The craft isn't any less scarce. If anything, only more. The craft of building wooden furniture is just as scarce as ever, despite the existence of Ikea.

pjmlp|2 months ago

Which is the only woodworkers that survive are the ones with enough customers willing to pay premium prices for furniture, or lucky to live in countries where Ikea like shops aren't yet a thing.

Antibabelic|2 months ago

They are also the people who are able to see the most clearly how subpar generative-AI output is. When you can't find a single spot without AI slop to rest your eyes on and see it get so much praise, it's natural to take it as a direct insult to your work.

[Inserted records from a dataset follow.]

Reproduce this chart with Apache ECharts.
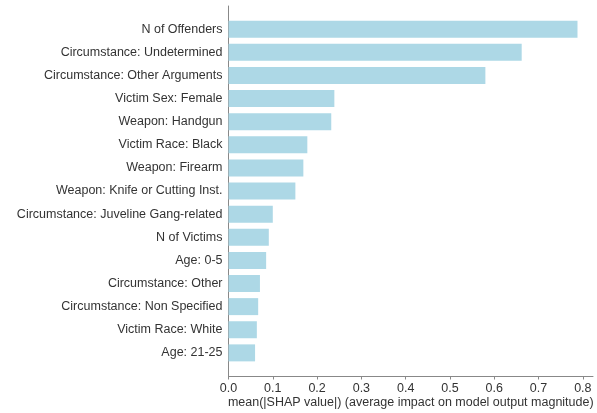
<!DOCTYPE html>
<html>
<head>
<meta charset="utf-8">
<script src="https://cdn.jsdelivr.net/npm/echarts@6/dist/echarts.min.js"></script>
<style>html,body{margin:0;padding:0;background:#fff}#c{width:597px;height:413px}</style>
</head>
<body>
<div id="c"></div>
<script>
const categories = [
  'N of Offenders',
  'Circumstance: Undetermined',
  'Circumstance: Other Arguments',
  'Victim Sex: Female',
  'Weapon: Handgun',
  'Victim Race: Black',
  'Weapon: Firearm',
  'Weapon: Knife or Cutting Inst.',
  'Circumstance: Juveline Gang-related',
  'N of Victims',
  'Age: 0-5',
  'Circumstance: Other',
  'Circumstance: Non Specified',
  'Victim Race: White',
  'Age: 21-25'
];
const values = [0.788, 0.662, 0.580, 0.239, 0.232, 0.178, 0.169, 0.151, 0.100, 0.091, 0.085, 0.071, 0.067, 0.064, 0.060];
const xTicks = [0, 0.1, 0.2, 0.3, 0.4, 0.5, 0.6, 0.7, 0.8];

// pad the category axis with one empty slot at each end (axis margins)
const axisCats = [''].concat(categories, ['']);
const axisData = [null].concat(values, [null]);

const chart = echarts.init(document.getElementById('c'), null, {renderer: 'canvas'});
const font = 'Liberation Sans, Arial, sans-serif';
chart.setOption({
  animation: false,
  grid: {left: 228.5, right: 4, top: 6, bottom: 37, containLabel: false, outerBoundsMode: 'none'},
  xAxis: {
    type: 'value', min: 0, max: 0.823,
    name: 'mean(|SHAP value|) (average impact on model output magnitude)',
    nameLocation: 'middle', nameGap: 20, nameMoveOverlap: false,
    nameTextStyle: {color: '#333', fontSize: 12.5, fontFamily: font},
    axisLine: {show: true, lineStyle: {color: '#888', width: 1}},
    axisTick: {show: true, length: 3.5, customValues: xTicks, lineStyle: {color: '#888'}},
    axisLabel: {customValues: xTicks, color: '#333', fontSize: 12.5, fontFamily: font, margin: 6,
      formatter: v => v.toFixed(1)},
    splitLine: {show: false}
  },
  yAxis: {
    type: 'category', inverse: true, boundaryGap: false,
    data: axisCats,
    axisLine: {show: true, lineStyle: {color: '#888', width: 1}},
    axisTick: {show: false},
    axisLabel: {color: '#333', fontSize: 12.5, fontFamily: font, margin: 6, interval: 0},
    splitLine: {show: false}
  },
  series: [{
    type: 'bar',
    data: axisData,
    barWidth: 17,
    itemStyle: {color: '#ADD8E6'},
    silent: true
  }]
});
</script>
</body>
</html>
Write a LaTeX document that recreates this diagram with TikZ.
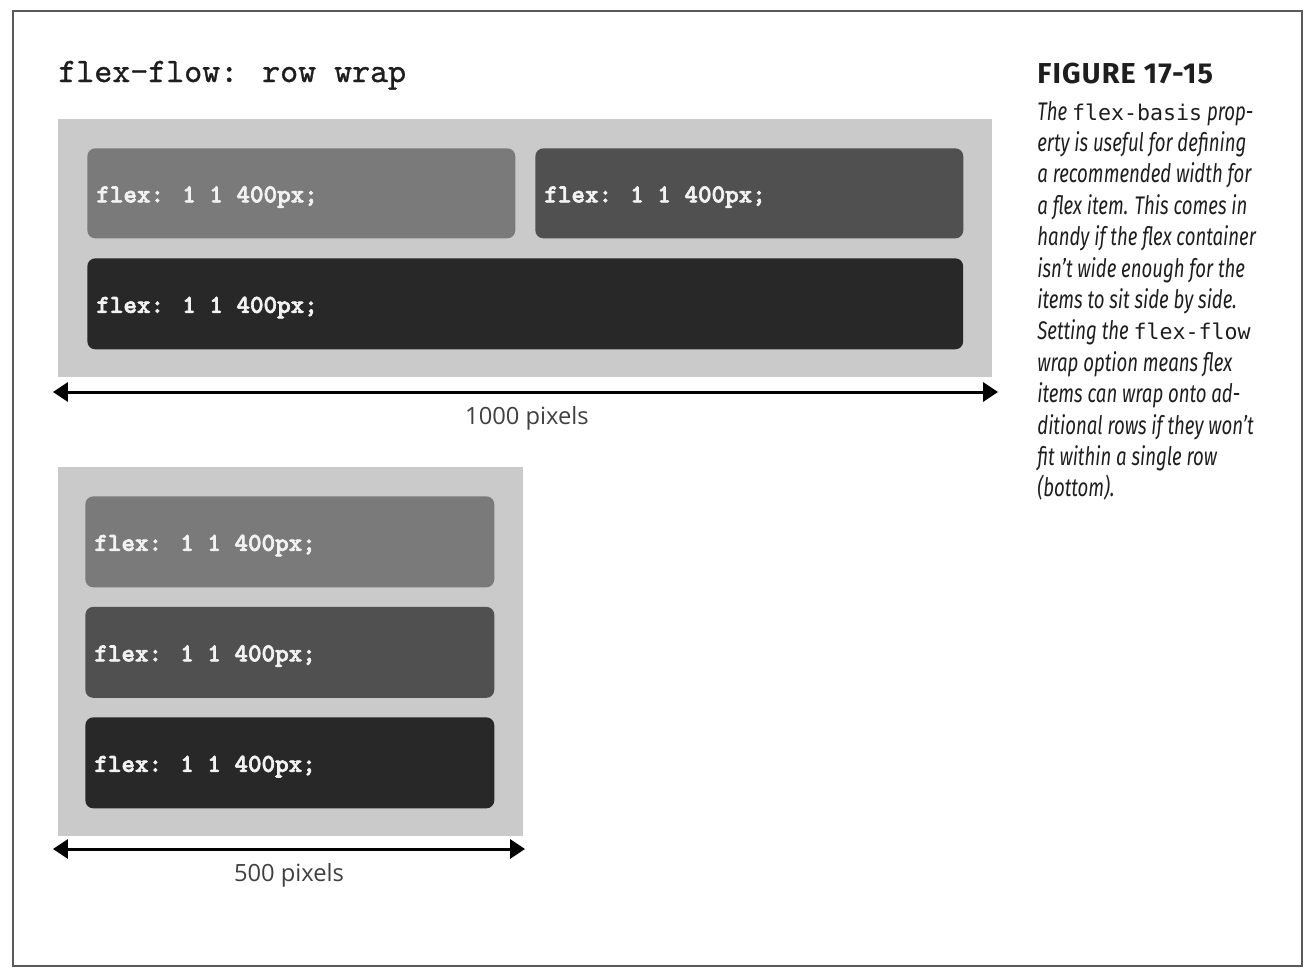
\documentclass[tikz,border=0pt]{standalone}
\usepackage{fontspec}
\setmainfont{Fira Sans}
\newfontfamily\codefont{lmmonolt10-bold}[Extension=.otf, FakeBold=2.5]
\newfontfamily\headfont{lmmono10-regular}[Extension=.otf, FakeBold=1]
\newfontfamily\capfont{Fira Sans}[FakeStretch=0.73]
\newfontfamily\capmono{DejaVu Sans Mono}
\newfontfamily\figfont{Fira Sans}[LetterSpace=4]
\newfontfamily\dimfont{Open Sans}
\newcommand\capcode[1]{{\capmono\upshape\fontsize{12.3}{14}\selectfont #1}}
\usetikzlibrary{positioning}
\usetikzlibrary{arrows.meta}

\definecolor{framegray}{HTML}{5A5A5A}
\definecolor{wrapgray}{HTML}{CACACA}
\definecolor{itemA}{HTML}{7A7A7A}
\definecolor{itemB}{HTML}{505050}
\definecolor{itemC}{HTML}{282828}
\definecolor{ink}{HTML}{1E1E1E}
\definecolor{codewhite}{HTML}{F2F2F2}

\begin{document}
\begin{tikzpicture}[x=0.02cm, y=-0.02cm,
    wrapbox/.style={fill=wrapgray, draw=none, inner sep=0pt, anchor=north west},
    item/.style={rounded corners=4.5pt, draw=none, inner sep=0pt, anchor=north west},
    code/.style={text=codewhite, inner sep=0pt, anchor=base west, font=\codefont\fontsize{14.7}{17}\selectfont},
    dimline/.style={line width=1.7pt, {Triangle[length=8.5pt,width=10.8pt]}-{Triangle[length=8.5pt,width=10.8pt]}},
    dimlabel/.style={text=ink!85, inner sep=0pt, anchor=base, font=\dimfont\fontsize{13.5}{16}\selectfont},
    capline/.style={text=ink, inner sep=0pt, anchor=base west, font=\capfont\itshape\fontsize{14.5}{17.8}\selectfont}]
    \useasboundingbox (0,0) rectangle (1314,974);
    \draw[framegray, line width=1.1pt] (13,11) rectangle (1302,966);
    % heading
    \node[text=ink, inner sep=0pt, anchor=base west, font=\headfont\fontsize{19.5}{22}\selectfont] (head) at (58,82) {flex-flow: row wrap};
    % wide container
    \node[wrapbox, minimum width=18.68cm, minimum height=5.16cm] (wide) at (58,119) {};
    \node[item, fill=itemA, minimum width=8.56cm, minimum height=1.8cm] (boxA) at (87,148) {};
    \node[item, fill=itemB, minimum width=8.56cm, minimum height=1.8cm] (boxB) at (535,148) {};
    \node[item, fill=itemC, minimum width=17.52cm, minimum height=1.82cm] (boxC) at (87,258) {};
    \foreach \b in {boxA,boxB,boxC}
      \node[code] (\b-txt) at ([xshift=0.18cm, yshift=-0.18cm]\b.west) {flex: 1 1 400px;};
    \coordinate (wideL) at (53,392);
    \coordinate (wideR) at (998,392);
    \draw[dimline] (wideL) -- (wideR);
    \node[dimlabel] (wideLbl) at (527,424) {1000 pixels};
    % narrow container
    \node[wrapbox, minimum width=9.3cm, minimum height=7.38cm] (narrow) at (58,467) {};
    \foreach \c [count=\i] in {itemA,itemB,itemC} {
      \node[item, fill=\c, minimum width=8.18cm, minimum height=1.82cm] (col\i) at (85,{496+110.5*(\i-1)}) {};
      \node[code] (col\i-txt) at ([xshift=0.18cm, yshift=-0.18cm]col\i.west) {flex: 1 1 400px;};
    }
    \coordinate (narrowL) at (53,849);
    \coordinate (narrowR) at (525,849);
    \draw[dimline] (narrowL) -- (narrowR);
    \node[dimlabel] (narrowLbl) at (289,881) {500 pixels};
    % caption
    \node[text=ink, inner sep=0pt, anchor=base west, font=\figfont\bfseries\fontsize{16.4}{20}\selectfont] (fig) at (1037,83) {FIGURE 17-15};
    \foreach \txt [count=\i] in {
      {The \capcode{flex-basis} prop-},
      {erty is useful for defining},
      {a recommended width for},
      {a flex item. This comes in},
      {handy if the flex container},
      {isn’t wide enough for the},
      {items to sit side by side.},
      {Setting the \capcode{flex-flow}},
      {wrap option means flex},
      {items can wrap onto ad-},
      {ditional rows if they won’t},
      {fit within a single row},
      {(bottom).}}
      \node[capline] (cap\i) at (1037,{120+31.4*(\i-1)}) {\txt};
\end{tikzpicture}
\end{document}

sjsdaiuasgdia|2 months ago

Yes, the general acceptance of generally mediocre AI output is quite frustrating.

Cool, you "made" that image that looks like ass. Great, you "wrote" that blog post with terrible phrasing and far too many words. Congrats, I guess.

venturecruelty|2 months ago

I mean, I would still hate to be replaced by some chat bot (without being fairly compensated because, societally, it's kind of a dick move for every company to just fire thousands of people and then nobody can find a job elsewhere), but I wouldn't be as mad if the damn tools actually worked. They don't. It's one thing to be laid off, it's another to be laid off, ostensibly, to be replaced by some tool that isn't even actually thinking or reasoning, just crapping out garbage.

And I will not be replying to anyone who trots out their personal AI success story. I'm not interested.

DrSiemer|2 months ago

The tech works well enough to function as an excuse for massive layoffs. When all that is over, companies can start hiring again. Probably with a preference for employees that can demonstrate affinity with the new tools.